Long-time adversaries France and the then West Germany agreed in 1950 to put their coal and steel industries under a single authority to show, in Schuman's words, "that a war between France and Germany becomes not only unthinkable but materially impossible."
The European project "calmed a continent scarred by wars whose horrors culminated in the 20th Century with ... two world wars among the most terrible of them all," Guiliani said.
In announcing the prize, the Nobel committee highlighted the EU's role in bringing peace after World War II left the continent prostrate and seemingly without a future as the United States and the Soviet Union faced off in the Cold War.

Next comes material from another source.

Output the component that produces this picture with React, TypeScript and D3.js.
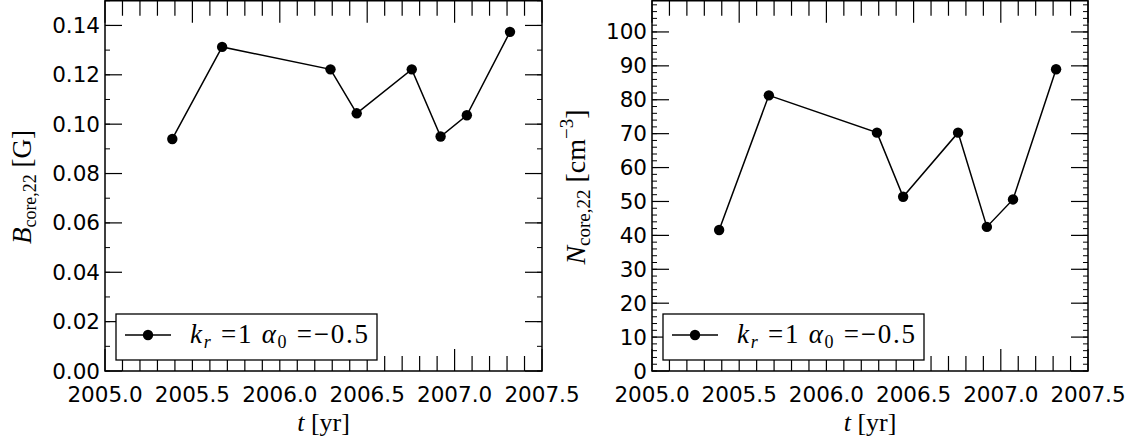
import React from "react";
import * as d3 from "d3";

// observation epochs (yr)
const years = [2005.385, 2005.67, 2006.29, 2006.44, 2006.755, 2006.92, 2007.07, 2007.317];
// core magnetic field, G
const bCore = [0.094, 0.1313, 0.1222, 0.1044, 0.1222, 0.095, 0.1036, 0.1374];
// core density, cm^-3
const nCore = [41.6, 81.3, 70.3, 51.4, 70.3, 42.5, 50.6, 89.0];

const xTickLabels = ["2005.0", "2005.5", "2006.0", "2006.5", "2007.0", "2007.5"];
const bTickLabels = ["0.00", "0.02", "0.04", "0.06", "0.08", "0.10", "0.12", "0.14"];
const nTickLabels = ["0", "10", "20", "30", "40", "50", "60", "70", "80", "90", "100"];

const TICK_FONT = "'DejaVu Sans', sans-serif";
const MATH_FONT = "'Liberation Serif', 'DejaVu Serif', serif";

const top = 0.75;
const bottom = 371;

type PanelProps = {
  left: number;
  right: number;
  values: number[];
  yMax: number;
  yTicks: string[];
  yMinorStep: number;
  yLabel: React.ReactNode;
};

const Panel = ({ left, right, values, yMax, yTicks, yMinorStep, yLabel }: PanelProps) => {
  const x = d3.scaleLinear().domain([2005, 2007.5]).range([left, right]);
  const y = d3.scaleLinear().domain([0, yMax]).range([bottom, top]);

  const pts = years.map((t, i) => [x(t), y(values[i])] as [number, number]);
  const line = d3.line()(pts);

  // minor x ticks every 0.1 yr, major every 0.5 yr
  const xMinor = d3.range(0, 26).map((i) => 2005 + i * 0.1);
  const yMinor = d3.range(0, Math.floor(yMax / yMinorStep + 1e-6) + 1).map((i) => i * yMinorStep);

  const legX = left + 11;
  const legY = 314;

  return (
    <g>
      {/* x ticks, top & bottom, inward */}
      {xMinor.map((t, i) => {
        const len = i % 5 === 0 ? 22 : 15;
        const xx = x(t);
        return (
          <g key={"xt" + i} stroke="#000" strokeWidth={1.2}>
            <line x1={xx} x2={xx} y1={bottom} y2={bottom - len} />
            <line x1={xx} x2={xx} y1={top} y2={top + len} />
          </g>
        );
      })}
      {/* y ticks, left & right */}
      {yMinor.map((v, i) => {
        const yy = y(v);
        return (
          <g key={"ym" + i} stroke="#000" strokeWidth={1}>
            <line x1={left} x2={left + 5} y1={yy} y2={yy} />
            <line x1={right} x2={right - 5} y1={yy} y2={yy} />
          </g>
        );
      })}
      {yTicks.map((lab, i) => {
        const yy = y(+lab);
        return (
          <g key={"yt" + i}>
            <line x1={left} x2={left + 17} y1={yy} y2={yy} stroke="#000" strokeWidth={1.2} />
            <line x1={right} x2={right - 17} y1={yy} y2={yy} stroke="#000" strokeWidth={1.2} />
            <text
              x={left - 5}
              y={yy}
              textAnchor="end"
              dominantBaseline="central"
              fontFamily={TICK_FONT}
              fontSize={21.5}
            >
              {lab}
            </text>
          </g>
        );
      })}
      {xTickLabels.map((lab, i) => (
        <text
          key={"xl" + i}
          x={x(+lab)}
          y={402}
          textAnchor="middle"
          fontFamily={TICK_FONT}
          fontSize={21.5}
        >
          {lab}
        </text>
      ))}

      {/* data */}
      <path d={line || ""} fill="none" stroke="#000" strokeWidth={1.5} />
      {pts.map((p, i) => (
        <circle key={"p" + i} cx={p[0]} cy={p[1]} r={5.2} fill="#000" />
      ))}

      {/* legend */}
      <rect x={legX} y={legY} width={261} height={46} fill="#fff" stroke="#000" strokeWidth={1.3} />
      <line x1={legX + 9} x2={legX + 55} y1={legY + 21} y2={legY + 21} stroke="#000" strokeWidth={1.5} />
      <circle cx={legX + 32} cy={legY + 21} r={5.2} fill="#000" />
      <text
        x={legX + 74}
        y={legY + 29}
        fontFamily={MATH_FONT}
        fontSize={27}
        textLength={178}
        lengthAdjust="spacing"
      >
        <tspan fontStyle="italic">k</tspan>
        <tspan fontStyle="italic" fontSize={18} dy={5}>r</tspan>
        <tspan dy={-5}> =1 </tspan>
        <tspan fontStyle="italic">α</tspan>
        <tspan fontSize={18} dy={5}>0</tspan>
        <tspan dy={-5}> =−0.5</tspan>
      </text>

      {/* frame */}
      <rect x={left} y={top} width={right - left} height={bottom - top} fill="none" stroke="#000" strokeWidth={1.5} />

      {/* axis labels */}
      <text x={(left + right) / 2} y={431} textAnchor="middle" fontFamily={MATH_FONT} fontSize={26}>
        <tspan fontStyle="italic">t</tspan>
        <tspan> [yr]</tspan>
      </text>
      {yLabel}
    </g>
  );
};

const App = () => {
  return (
    <svg
      width={1135}
      height={447}
      style={{ position: "absolute", left: 0, top: 0, background: "#fff" }}
    >
      <rect width={1135} height={447} fill="#fff" />
      <Panel
        left={105}
        right={542}
        values={bCore}
        yMax={0.15}
        yTicks={bTickLabels}
        yMinorStep={0.01}
        yLabel={
          <text
            transform="translate(31,187) rotate(-90)"
            textAnchor="middle"
            fontFamily={MATH_FONT}
            fontSize={27}
          >
            <tspan fontStyle="italic">B</tspan>
            <tspan fontSize={18} dy={5}>core,22</tspan>
            <tspan dy={-5}> [G]</tspan>
          </text>
        }
      />
      <Panel
        left={652}
        right={1088}
        values={nCore}
        yMax={109.2}
        yTicks={nTickLabels}
        yMinorStep={2}
        yLabel={
          <text
            transform="translate(585,187) rotate(-90)"
            textAnchor="middle"
            fontFamily={MATH_FONT}
            fontSize={28}
          >
            <tspan fontStyle="italic">N</tspan>
            <tspan fontSize={19} dy={5}>core,22</tspan>
            <tspan dy={-5}> [cm</tspan>
            <tspan fontSize={19} dy={-12}>−3</tspan>
            <tspan dy={12}>]</tspan>
          </text>
        }
      />
    </svg>
  );
};

export default App;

The EU and its predecessors "have over six decades contributed to peace and reconciliation, democracy and human rights," Nobel Committee president Thorbjoern Jagland said.
More than 60 years later, the 27 nations now in the bloc have never known such a long period of peace in a continent whose history is checkered with some of the bloodiest and most awful conflicts known to man.
Initially six -- Belgium, France, Germany, Italy, Luxembourg and the Netherlands -- the EU totalled 15 members in 2004 when it embraced the first of the former Soviet states stranded for half a century behind the Iron Curtain.
In the euphoria of the times, border posts were put into mothballs in the 1990s under the Schengen treaty allowing free travel and the single euro currency was launched the same decade.
The dream since has been dented as the stinging austerity programmes adopted to combat the eurozone debt crisis undercut support for further centralisation in a European super-state headquartered in Brussels.
While the bloc's 500 million people continue to enjoy prosperity equalled only in the United States, the power of emerging giants such as China, India and Brazil have heightened fears of decline across a continent slumping into recession and hit by soaring unemployment, especially among the young.
Resentment at the diktats laid down by Brussels to curb spending and enforce fiscal discipline has driven a backlash in the shape of mounting nationalist feeling, evident from Catalonia in Spain, to Italy, to Belgium to Scotland.
Further enlargement of the bloc appears improbable, with Turkey's long-running bid for membership increasingly seen as a pipe-dream, and the EU needing to put its own house in order first.